Particolare toppa saio - versione esposta a Lugano- compiutezza realistica data dalla tecnica a risparmio, che fa intravedere la tela del dipinto, quale trama del saio. 

La restauratrice Silvia Cerio intervenuta il 15 febbraio scorso a ben illustrato tali pentimenti paragonando le rispettive radiografie dei dipinti (vedi video in sul dipinto). 

Non manca “la presenza della preparazione bruna ricordata dal Bellori e dei granuli di sabbia”. Questa versione risulta inoltre ampliata nella parte verso il teschio, come risulta dal descrittivo del restauratore e riconfermato da Silvia Cerio.

La Dott.ssa Giancotti ha molto ben descritto questa iconografia: Su questa croce non si piange il Cristo morto. La croce, in tempi antichi, aveva rappresentato la pena, la tortura e la morte, ma in tempi ancora più remoti era la combinazione della barra verticale, cielo-terra, e di quella orizzontale, l’umanità vivente sulla superficie della terra. La croce è la combinazione, non lineare, di due barre, non uguali, non contrarie. La figura “retorica”, non geometrica, della croce è l’ossimoro, non l’aut-aut.

La croce di Caravaggio, i cui bracci sono differenti, è la croce da cui procede la resurrezione.

Il teschio, impropriamente associato alla vanitas e alla caducità della vita, cessa la sua funzione di significazione della morte con la resurrezione...qui, ...,la postura orante di Francesco non contempla e non conferma la morte.

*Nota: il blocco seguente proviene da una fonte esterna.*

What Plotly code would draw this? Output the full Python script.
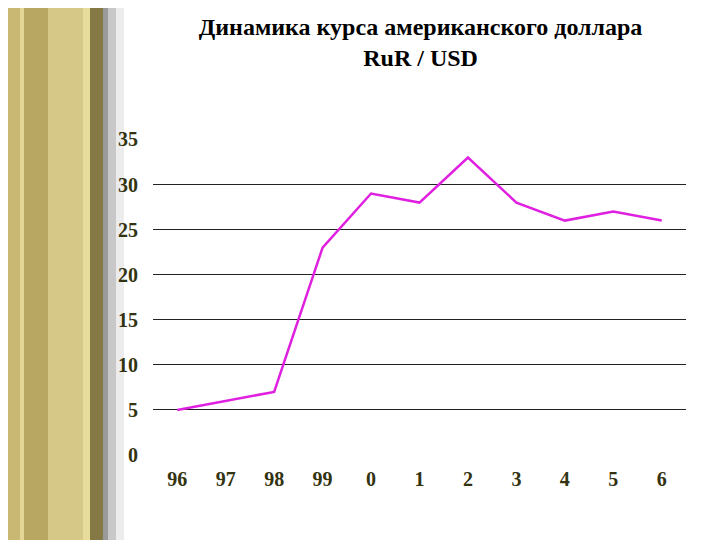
import plotly.graph_objects as go

years = ["96", "97", "98", "99", "0", "1", "2", "3", "4", "5", "6"]
rate = [5, 6, 7, 23, 29, 28, 33, 28, 26, 27, 26]
y_ticks = [0, 5, 10, 15, 20, 25, 30, 35]

fig = go.Figure(go.Scatter(x=years, y=rate, mode="lines",
                           line=dict(color="#e020e0", width=2.5)))

shapes = []
L, R = 145, 678
def px(x): return (x - L) / (R - L)
stripes = [(0, 12, "#c9b874"), (12, 16, "#e3d696"), (16, 40, "#b8a762"), (40, 75, "#d6c887"),
           (75, 82, "#e8dc9c"), (82, 95, "#857a45"), (95, 100, "#9a9a9a"), (100, 108, "#c8c8c8"), (108, 116, "#ececec")]
for a, b, c in stripes:
    shapes.append(dict(type="rect", xref="paper", yref="paper", x0=px(a), x1=px(b), y0=-1, y1=2,
                       fillcolor=c, line=dict(width=0), layer="below"))

fig.update_layout(
    width=720, height=540, paper_bgcolor="white", plot_bgcolor="white",
    margin=dict(l=L, r=720 - R, t=131, b=93), showlegend=False, shapes=shapes,
    title=dict(text="Динамика курса американского доллара<br>RuR / USD", x=0.573, xanchor="center",
               y=0.95, yanchor="top",
               font=dict(family="Liberation Serif", size=24, color="black", weight="bold")),
    font=dict(family="Liberation Serif", size=20, color="#333311"),
    xaxis=dict(type="category", range=[-0.5, 10.5], showgrid=False, showline=False,
               ticks="", tickfont=dict(family="Liberation Serif", size=20, color="#333311", weight="bold"),
               ticklabelstandoff=10),
    yaxis=dict(range=[0, 35.05], tickvals=y_ticks, showgrid=True, gridcolor="#222222", gridwidth=1,
               zeroline=False, showline=False, ticks="",
               tickfont=dict(family="Liberation Serif", size=20, color="#333311", weight="bold"),
               ticklabelstandoff=14),
)
fig.write_html("out.html")
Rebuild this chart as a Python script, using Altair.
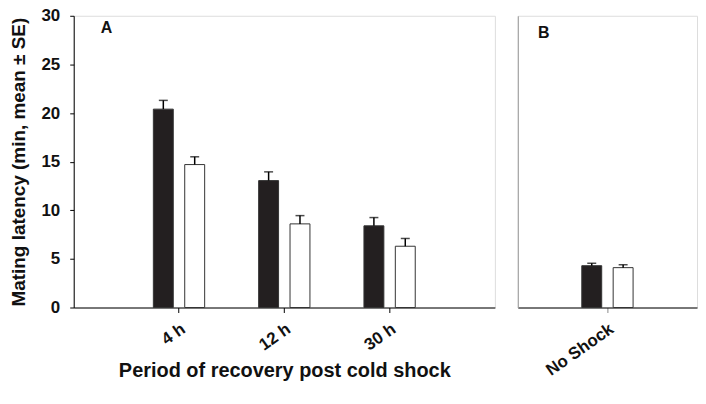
import altair as alt
import pandas as pd

periods = ["4 h", "12 h", "30 h"]
series = ["Series 1", "Series 2"]
means_s1 = [20.4, 13.05, 8.4]
se_s1 = [0.9, 0.9, 0.85]
means_s2 = [14.7, 8.6, 6.3]
se_s2 = [0.8, 0.85, 0.8]

noshock = ["No Shock"]
noshock_means = [4.3, 4.1]
noshock_se = [0.25, 0.3]

y_ticks = [0, 5, 10, 15, 20, 25, 30]
fills = ["#231f20", "#ffffff"]

rowsA = []
for i, p in enumerate(periods):
    rowsA.append({"period": p, "series": series[0], "mean": means_s1[i], "upper": means_s1[i] + se_s1[i]})
    rowsA.append({"period": p, "series": series[1], "mean": means_s2[i], "upper": means_s2[i] + se_s2[i]})
dfA = pd.DataFrame(rowsA)

rowsB = []
for j, s in enumerate(series):
    rowsB.append({"period": noshock[0], "series": s, "mean": noshock_means[j], "upper": noshock_means[j] + noshock_se[j]})
dfB = pd.DataFrame(rowsB)

FONT = "Liberation Sans"
H = 293
yscale = alt.Scale(domain=[0, 30], nice=False)
offset_scale = alt.Scale(domain=series, paddingInner=0.365, paddingOuter=0.1825)
fill_scale = alt.Scale(domain=series, range=fills)

def panel(df, xdomain, xscale, xaxis, yaxis, label, lx, ly, width):
    base = alt.Chart(df).encode(
        x=alt.X("period:N", scale=xscale, axis=xaxis, sort=xdomain),
        xOffset=alt.XOffset("series:N", scale=offset_scale),
    )
    bars = base.mark_bar(stroke="#333333", strokeWidth=1).encode(
        y=alt.Y("mean:Q", scale=yscale, axis=yaxis),
        fill=alt.Fill("series:N", scale=fill_scale, legend=None),
    )
    err = base.mark_rule(color="black", strokeWidth=1.5).encode(
        y=alt.Y("mean:Q"), y2="upper:Q"
    )
    cap = base.mark_tick(color="black", thickness=1.5, size=9).encode(
        y=alt.Y("upper:Q")
    )
    txt = alt.Chart(pd.DataFrame({"t": [label]})).mark_text(
        font=FONT, fontSize=16, fontWeight="bold", align="center", baseline="middle",
        color="#111111",
    ).encode(x=alt.value(lx), y=alt.value(ly), text="t:N")
    return alt.layer(bars, err, cap, txt).properties(width=width, height=H)

xaxisA = alt.Axis(
    title="Period of recovery post cold shock", labelAngle=-35, labelAlign="right",
    labelBaseline="top", labelFontSize=17, labelFontWeight="bold", labelPadding=8,
    tickSize=5, tickColor="black", domainColor="black", titleFontSize=20,
    titleFontWeight="bold", titlePadding=8, labelFont=FONT, titleFont=FONT,
    labelColor="#111111", titleColor="#111111",
)
yaxisA = alt.Axis(
    values=y_ticks, title="Mating latency (min, mean ± SE)", grid=False,
    domainColor="black", tickColor="black", tickSize=4, labelPadding=10,
    labelFontSize=17, labelFontWeight="bold", titleFontSize=19, titleFontWeight="bold",
    titlePadding=13, labelFont=FONT, titleFont=FONT, labelColor="#111111",
    titleColor="#111111",
)
xaxisB = alt.Axis(
    title=None, labelAngle=-35, labelAlign="right", labelBaseline="top",
    labelFontSize=17, labelFontWeight="bold", labelPadding=8, tickSize=5,
    tickColor="#888888", domainColor="black", labelFont=FONT, labelColor="#111111",
)
yaxisB = alt.Axis(title=None, labels=False, ticks=False, grid=False, domainColor="#999999")

chartA = panel(
    dfA, periods,
    alt.Scale(domain=periods, paddingInner=0.404, paddingOuter=0.702),
    xaxisA, yaxisA, "A", 33, 12, 423,
)
chartB = panel(
    dfB, noshock,
    alt.Scale(domain=noshock, paddingInner=0.0, paddingOuter=0.93),
    xaxisB, yaxisB, "B", 26, 17, 180,
)

chart = alt.hconcat(chartA, chartB, spacing=21).properties(
    padding={"left": 0, "top": -3, "right": 0, "bottom": 0}
).configure_view(stroke=None).configure(font=FONT)

chart.save("out.html", embed_options={"renderer": "svg", "actions": False})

La preghiera è anzitutto il modo del ringraziamento, dice Carlo Borromeo, nelle sue omelie e nelle sue istituzioni. Ed è costante, senza interruzione.

La formula “sorella morte” di Francesco dice che anche il teschio fa parte della vita, poiché il suo destino è la resurrezione...

E la speranza, in questa tela, si nota da quel filo d’erba (quadrifoglio?) che, in basso a destra, comincia a germogliare da un terreno che sembra non dare frutti. E anche un fiore si mostra più in là.

La speranza  si nota da quel filo d’erba (quadrifoglio?)  in basso a destra e un fiore sempre sulla destra.